Onay, Güney Kafkasya’da mevzi kazanabilmek için ABD’nin ve Fransa’nın da bölgede bir huzur ortamı istemediklerine dikkati çekerek, "Çünkü Güney Kafkasya’da gelişecek istikrar bu ülkelerin lehine değil, Türkiye’nin lehine gelişir.

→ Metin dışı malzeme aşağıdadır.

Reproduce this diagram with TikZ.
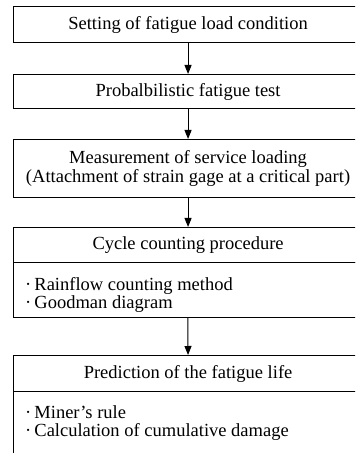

Öte yandan, bölgedeki kaosun devamı için Ermenistan’ı destekleyen Fransa, savaşın doğrudan kaybedenlerinden biri olmuştur." şeklinde konuştu.
"Karabağ’daki süreçten en karlı çıkan ülke Türkiye oldu"
Akgün ise Bakü yönetiminin, sahada kazanılan zaferin ardından, masada elde edilen kazanımlardan memnun olduğunu dile getirerek, herhangi bir tahrik durumunda, konjonktüre de bağlı olarak, Azerbaycan’ın Ermenistan’a karşı yeni bir harekete girişebileceğini ifade etti
Ermenistan’ı ve Paşinyan hükümetini çok sallantılı bir dönemin beklediğini vurgulayan Akgün, "Dünyanın neresinde olursa olsun, böyle bir maceraya kalkışılan ve böyle güçlü bir milliyetçiliğin hakim olduğu bir yerde iktidarda kalmak çok kolay değil." dedi.
Akgün, Türkiye’nin bölgede oluşturulacak barış gücüne doğrudan askeri katkıda bulunmasa da sürecin içinde yer alacağını kaydetti.
Nahçıvan koridorunun açılması maddesinin Türkiye için bu konudaki en önemli nokta olduğunun altını çizen Akgün, "Böylece Orta Asya’ya uzanan yeni bir kapı açılmış olacak. Azerbaycan ile Türkiye arasında karayolu kısalmış olacak." diye konuştu.
Yaşanan süreci bölgesel aktörler üzerinden değerlendiren Akgün, şunları kaydetti:
"Rusya’nın bölgedeki ağırlığı ciddi oranda artmış oldu ve Gürcistan bu durumdan oldukça rahatsız. Fransa da durumdan hiç memnun değil, çünkü bölgedeki dengenin büyük oranda dışında kaldı. Rusya bu anlaşmaya ara buluculuk etmeden önce de bölgede ağırlığı hissedilen bir ülkeydi. Biliyorsunuz Ermenistan sınırını Ruslar korur, bu yüzden bu anlaşma öncesinde de Ermenistan’da çok sayıda Rus askeri vardı. Dolayısıyla Rusya var olan gücünü pekiştirdi, ancak sürecin sonunda en karlı Türkiye çıktı. Sadece bölgedeki ağırlığını arttırmakla kalmadı, aynı zamanda dünya çapında bir oyun kurucu ülke olduğunu kanıtlamış oldu. Şimdi bu durumu diğer bölgelerdeki varlığımızı pekiştirmek için kullanmamız gerekiyor."